#### TASK GOAL
Copy everything in the data below exactly except the pictures.

────────

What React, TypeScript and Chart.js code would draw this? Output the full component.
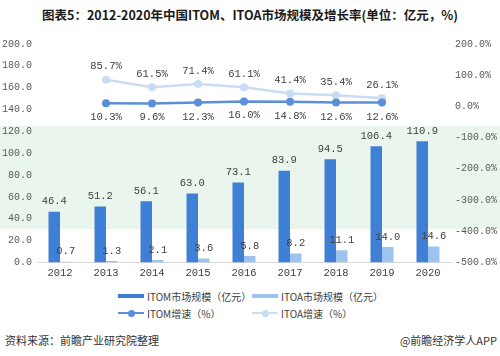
import React, { useEffect, useRef } from "react";
import { Chart, registerables } from "chart.js";

Chart.register(...registerables);

const years = ["2012", "2013", "2014", "2015", "2016", "2017", "2018", "2019", "2020"];
const itomSize = [46.4, 51.2, 56.1, 63.0, 73.1, 83.9, 94.5, 106.4, 110.9];
const itoaSize = [0.7, 1.3, 2.1, 3.6, 5.8, 8.2, 11.1, 14.0, 14.6];
const itomGrowth = [null, 10.3, 9.6, 12.3, 16.0, 14.8, 12.6, 12.6, null];
const itoaGrowth = [null, 85.7, 61.5, 71.4, 61.1, 41.4, 35.4, 26.1, null];
const leftTicks = { min: 0, max: 200, step: 20 };
const rightTicks = { min: -500, max: 200, step: 100 };

const C_ITOM = "#3f80d6";
const C_ITOA = "#9dc4ef";
const C_ITOM_L = "#5b8fd7";
const C_ITOA_L = "#c8dcf3";
const TICK_FONT = "'Liberation Mono', monospace";

const labelPlugin = {
  id: "valueLabels",
  afterDatasetsDraw(chart: any) {
    const ctx = chart.ctx;
    ctx.save();
    ctx.font = "10.5px " + TICK_FONT;
    ctx.fillStyle = "#404040";
    ctx.textAlign = "center";
    chart.data.datasets.forEach((ds: any, i: number) => {
      const meta = chart.getDatasetMeta(i);
      meta.data.forEach((el: any, j: number) => {
        const v = ds.data[j];
        if (v === null || v === undefined) return;
        let text = v.toFixed(1);
        let y = el.y;
        if (ds.type === "line") {
          text += "%";
          if (ds.labelPos === "below") {
            ctx.textBaseline = "top";
            y = el.y + 9;
          } else {
            ctx.textBaseline = "bottom";
            y = el.y - 8;
          }
        } else {
          ctx.textBaseline = "bottom";
          y = el.y - 5;
        }
        ctx.fillText(text, el.x, y);
      });
    });
    ctx.restore();
  },
};

function ChartBox() {
  const ref = useRef<HTMLCanvasElement>(null);
  useEffect(() => {
    if (!ref.current) return;
    const chart = new Chart(ref.current, {
      type: "bar",
      data: {
        labels: years,
        datasets: [
          {
            type: "line",
            label: "ITOM增速（%）",
            data: itomGrowth,
            yAxisID: "y1",
            borderColor: C_ITOM_L,
            backgroundColor: C_ITOM_L,
            borderWidth: 2.5,
            pointRadius: 4,
            pointBackgroundColor: C_ITOM_L,
            pointBorderWidth: 0,
            labelPos: "below",
            order: 0,
          } as any,
          {
            type: "line",
            label: "ITOA增速（%）",
            data: itoaGrowth,
            yAxisID: "y1",
            borderColor: C_ITOA_L,
            backgroundColor: C_ITOA_L,
            borderWidth: 2.5,
            pointRadius: 4,
            pointBackgroundColor: C_ITOA_L,
            pointBorderWidth: 0,
            labelPos: "above",
            order: 1,
          } as any,
          {
            type: "bar",
            label: "ITOM市场规模（亿元）",
            data: itomSize,
            yAxisID: "y",
            backgroundColor: C_ITOM,
            barPercentage: 1,
            categoryPercentage: 0.5,
            order: 2,
          },
          {
            type: "bar",
            label: "ITOA市场规模（亿元）",
            data: itoaSize,
            yAxisID: "y",
            backgroundColor: C_ITOA,
            barPercentage: 1,
            categoryPercentage: 0.5,
            order: 3,
          },
        ],
      },
      options: {
        animation: false,
        responsive: false,
        maintainAspectRatio: false,
        layout: { padding: { top: 44, left: 0, right: 0, bottom: 0 } },
        plugins: { legend: { display: false }, tooltip: { enabled: false } },
        scales: {
          x: {
            grid: { display: false, drawTicks: false },
            border: { display: true, color: "#d9d9d9" },
            ticks: { color: "#404040", font: { family: TICK_FONT, size: 10.5 }, padding: 5 },
          },
          y: {
            position: "left",
            min: leftTicks.min,
            max: leftTicks.max,
            grid: { display: false, drawTicks: false },
            border: { display: false },
            afterFit: (s: any) => { s.width = 37; },
            ticks: {
              stepSize: leftTicks.step,
              color: "#595959",
              font: { family: TICK_FONT, size: 10 },
              padding: 5,
              callback: (v: any) => Number(v).toFixed(1),
            },
          },
          y1: {
            position: "right",
            min: rightTicks.min,
            max: rightTicks.max,
            grid: { display: false, drawTicks: false },
            border: { display: false },
            afterFit: (s: any) => { s.width = 49; },
            ticks: {
              stepSize: rightTicks.step,
              color: "#595959",
              font: { family: TICK_FONT, size: 10 },
              padding: 4,
              callback: (v: any) => Number(v).toFixed(1) + "%",
            },
          },
        },
      },
      plugins: [labelPlugin],
    });
    return () => chart.destroy();
  }, []);
  return <canvas ref={ref} width={500} height={285} style={{ position: "absolute", left: 0, top: 0 }} />;
}

function LegendItem({ label, color, kind }: { label: string; color: string; kind: "bar" | "line" }) {
  return (
    <div style={{ display: "flex", alignItems: "center", height: 16, whiteSpace: "nowrap" }}>
      <div style={{ position: "relative", width: 26, height: 10, marginRight: 3, flex: "none" }}>
        {kind === "bar" ? (
          <div style={{ position: "absolute", left: 0, top: 3, width: 26, height: 4, background: color }} />
        ) : (
          <>
            <div style={{ position: "absolute", left: 0, top: 4, width: 26, height: 2, background: color }} />
            <div style={{ position: "absolute", left: 9.5, top: 1.5, width: 7, height: 7, borderRadius: 4, background: color }} />
          </>
        )}
      </div>
      <span>{label}</span>
    </div>
  );
}

export default function App() {
  return (
    <div
      style={{
        position: "fixed",
        left: 0,
        top: 0,
        width: 500,
        height: 356,
        background: "#ffffff",
        overflow: "hidden",
        fontFamily: "'Noto Sans CJK SC', sans-serif",
      }}
    >
      <div style={{ position: "absolute", left: 0, top: 126, width: 500, height: 103, background: "#eaf6ed" }} />
      <div
        style={{
          position: "absolute",
          left: 0,
          top: 5,
          width: 500,
          textAlign: "center",
          fontWeight: "bold",
          fontSize: 12.5,
          color: "#1a1a1a",
        }}
      >
        图表5：2012-2020年中国ITOM、ITOA市场规模及增长率(单位：亿元，%)
      </div>
      <ChartBox />
      <div
        style={{
          position: "absolute",
          left: 118,
          top: 288,
          display: "grid",
          gridTemplateColumns: "134px 140px",
          rowGap: 1,
          fontSize: 10,
          color: "#404040",
          fontFamily: "'Noto Sans CJK SC', sans-serif",
        }}
      >
        <LegendItem label="ITOM市场规模（亿元）" color={C_ITOM} kind="bar" />
        <LegendItem label="ITOA市场规模（亿元）" color={C_ITOA} kind="bar" />
        <LegendItem label="ITOM增速（%）" color={C_ITOM_L} kind="line" />
        <LegendItem label="ITOA增速（%）" color={C_ITOA_L} kind="line" />
      </div>
      <div style={{ position: "absolute", left: 5, top: 332, fontSize: 11, color: "#333" }}>
        资料来源：前瞻产业研究院整理
      </div>
      <div style={{ position: "absolute", right: 3, top: 332, fontSize: 11, color: "#333" }}>
        @前瞻经济学人APP
      </div>
    </div>
  );
}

────────

#### REPLY
What React, TypeScript and Chart.js code would draw this? Output the full component.
import React, { useEffect, useRef } from "react";
import { Chart, registerables } from "chart.js";

Chart.register(...registerables);

const years = ["2012", "2013", "2014", "2015", "2016", "2017", "2018", "2019", "2020"];
const itomSize = [46.4, 51.2, 56.1, 63.0, 73.1, 83.9, 94.5, 106.4, 110.9];
const itoaSize = [0.7, 1.3, 2.1, 3.6, 5.8, 8.2, 11.1, 14.0, 14.6];
const itomGrowth = [null, 10.3, 9.6, 12.3, 16.0, 14.8, 12.6, 12.6, null];
const itoaGrowth = [null, 85.7, 61.5, 71.4, 61.1, 41.4, 35.4, 26.1, null];
const leftTicks = { min: 0, max: 200, step: 20 };
const rightTicks = { min: -500, max: 200, step: 100 };

const C_ITOM = "#3f80d6";
const C_ITOA = "#9dc4ef";
const C_ITOM_L = "#5b8fd7";
const C_ITOA_L = "#c8dcf3";
const TICK_FONT = "'Liberation Mono', monospace";

const labelPlugin = {
  id: "valueLabels",
  afterDatasetsDraw(chart: any) {
    const ctx = chart.ctx;
    ctx.save();
    ctx.font = "10.5px " + TICK_FONT;
    ctx.fillStyle = "#404040";
    ctx.textAlign = "center";
    chart.data.datasets.forEach((ds: any, i: number) => {
      const meta = chart.getDatasetMeta(i);
      meta.data.forEach((el: any, j: number) => {
        const v = ds.data[j];
        if (v === null || v === undefined) return;
        let text = v.toFixed(1);
        let y = el.y;
        if (ds.type === "line") {
          text += "%";
          if (ds.labelPos === "below") {
            ctx.textBaseline = "top";
            y = el.y + 9;
          } else {
            ctx.textBaseline = "bottom";
            y = el.y - 8;
          }
        } else {
          ctx.textBaseline = "bottom";
          y = el.y - 5;
        }
        ctx.fillText(text, el.x, y);
      });
    });
    ctx.restore();
  },
};

function ChartBox() {
  const ref = useRef<HTMLCanvasElement>(null);
  useEffect(() => {
    if (!ref.current) return;
    const chart = new Chart(ref.current, {
      type: "bar",
      data: {
        labels: years,
        datasets: [
          {
            type: "line",
            label: "ITOM增速（%）",
            data: itomGrowth,
            yAxisID: "y1",
            borderColor: C_ITOM_L,
            backgroundColor: C_ITOM_L,
            borderWidth: 2.5,
            pointRadius: 4,
            pointBackgroundColor: C_ITOM_L,
            pointBorderWidth: 0,
            labelPos: "below",
            order: 0,
          } as any,
          {
            type: "line",
            label: "ITOA增速（%）",
            data: itoaGrowth,
            yAxisID: "y1",
            borderColor: C_ITOA_L,
            backgroundColor: C_ITOA_L,
            borderWidth: 2.5,
            pointRadius: 4,
            pointBackgroundColor: C_ITOA_L,
            pointBorderWidth: 0,
            labelPos: "above",
            order: 1,
          } as any,
          {
            type: "bar",
            label: "ITOM市场规模（亿元）",
            data: itomSize,
            yAxisID: "y",
            backgroundColor: C_ITOM,
            barPercentage: 1,
            categoryPercentage: 0.5,
            order: 2,
          },
          {
            type: "bar",
            label: "ITOA市场规模（亿元）",
            data: itoaSize,
            yAxisID: "y",
            backgroundColor: C_ITOA,
            barPercentage: 1,
            categoryPercentage: 0.5,
            order: 3,
          },
        ],
      },
      options: {
        animation: false,
        responsive: false,
        maintainAspectRatio: false,
        layout: { padding: { top: 44, left: 0, right: 0, bottom: 0 } },
        plugins: { legend: { display: false }, tooltip: { enabled: false } },
        scales: {
          x: {
            grid: { display: false, drawTicks: false },
            border: { display: true, color: "#d9d9d9" },
            ticks: { color: "#404040", font: { family: TICK_FONT, size: 10.5 }, padding: 5 },
          },
          y: {
            position: "left",
            min: leftTicks.min,
            max: leftTicks.max,
            grid: { display: false, drawTicks: false },
            border: { display: false },
            afterFit: (s: any) => { s.width = 37; },
            ticks: {
              stepSize: leftTicks.step,
              color: "#595959",
              font: { family: TICK_FONT, size: 10 },
              padding: 5,
              callback: (v: any) => Number(v).toFixed(1),
            },
          },
          y1: {
            position: "right",
            min: rightTicks.min,
            max: rightTicks.max,
            grid: { display: false, drawTicks: false },
            border: { display: false },
            afterFit: (s: any) => { s.width = 49; },
            ticks: {
              stepSize: rightTicks.step,
              color: "#595959",
              font: { family: TICK_FONT, size: 10 },
              padding: 4,
              callback: (v: any) => Number(v).toFixed(1) + "%",
            },
          },
        },
      },
      plugins: [labelPlugin],
    });
    return () => chart.destroy();
  }, []);
  return <canvas ref={ref} width={500} height={285} style={{ position: "absolute", left: 0, top: 0 }} />;
}

function LegendItem({ label, color, kind }: { label: string; color: string; kind: "bar" | "line" }) {
  return (
    <div style={{ display: "flex", alignItems: "center", height: 16, whiteSpace: "nowrap" }}>
      <div style={{ position: "relative", width: 26, height: 10, marginRight: 3, flex: "none" }}>
        {kind === "bar" ? (
          <div style={{ position: "absolute", left: 0, top: 3, width: 26, height: 4, background: color }} />
        ) : (
          <>
            <div style={{ position: "absolute", left: 0, top: 4, width: 26, height: 2, background: color }} />
            <div style={{ position: "absolute", left: 9.5, top: 1.5, width: 7, height: 7, borderRadius: 4, background: color }} />
          </>
        )}
      </div>
      <span>{label}</span>
    </div>
  );
}

export default function App() {
  return (
    <div
      style={{
        position: "fixed",
        left: 0,
        top: 0,
        width: 500,
        height: 356,
        background: "#ffffff",
        overflow: "hidden",
        fontFamily: "'Noto Sans CJK SC', sans-serif",
      }}
    >
      <div style={{ position: "absolute", left: 0, top: 126, width: 500, height: 103, background: "#eaf6ed" }} />
      <div
        style={{
          position: "absolute",
          left: 0,
          top: 5,
          width: 500,
          textAlign: "center",
          fontWeight: "bold",
          fontSize: 12.5,
          color: "#1a1a1a",
        }}
      >
        图表5：2012-2020年中国ITOM、ITOA市场规模及增长率(单位：亿元，%)
      </div>
      <ChartBox />
      <div
        style={{
          position: "absolute",
          left: 118,
          top: 288,
          display: "grid",
          gridTemplateColumns: "134px 140px",
          rowGap: 1,
          fontSize: 10,
          color: "#404040",
          fontFamily: "'Noto Sans CJK SC', sans-serif",
        }}
      >
        <LegendItem label="ITOM市场规模（亿元）" color={C_ITOM} kind="bar" />
        <LegendItem label="ITOA市场规模（亿元）" color={C_ITOA} kind="bar" />
        <LegendItem label="ITOM增速（%）" color={C_ITOM_L} kind="line" />
        <LegendItem label="ITOA增速（%）" color={C_ITOA_L} kind="line" />
      </div>
      <div style={{ position: "absolute", left: 5, top: 332, fontSize: 11, color: "#333" }}>
        资料来源：前瞻产业研究院整理
      </div>
      <div style={{ position: "absolute", right: 3, top: 332, fontSize: 11, color: "#333" }}>
        @前瞻经济学人APP
      </div>
    </div>
  );
}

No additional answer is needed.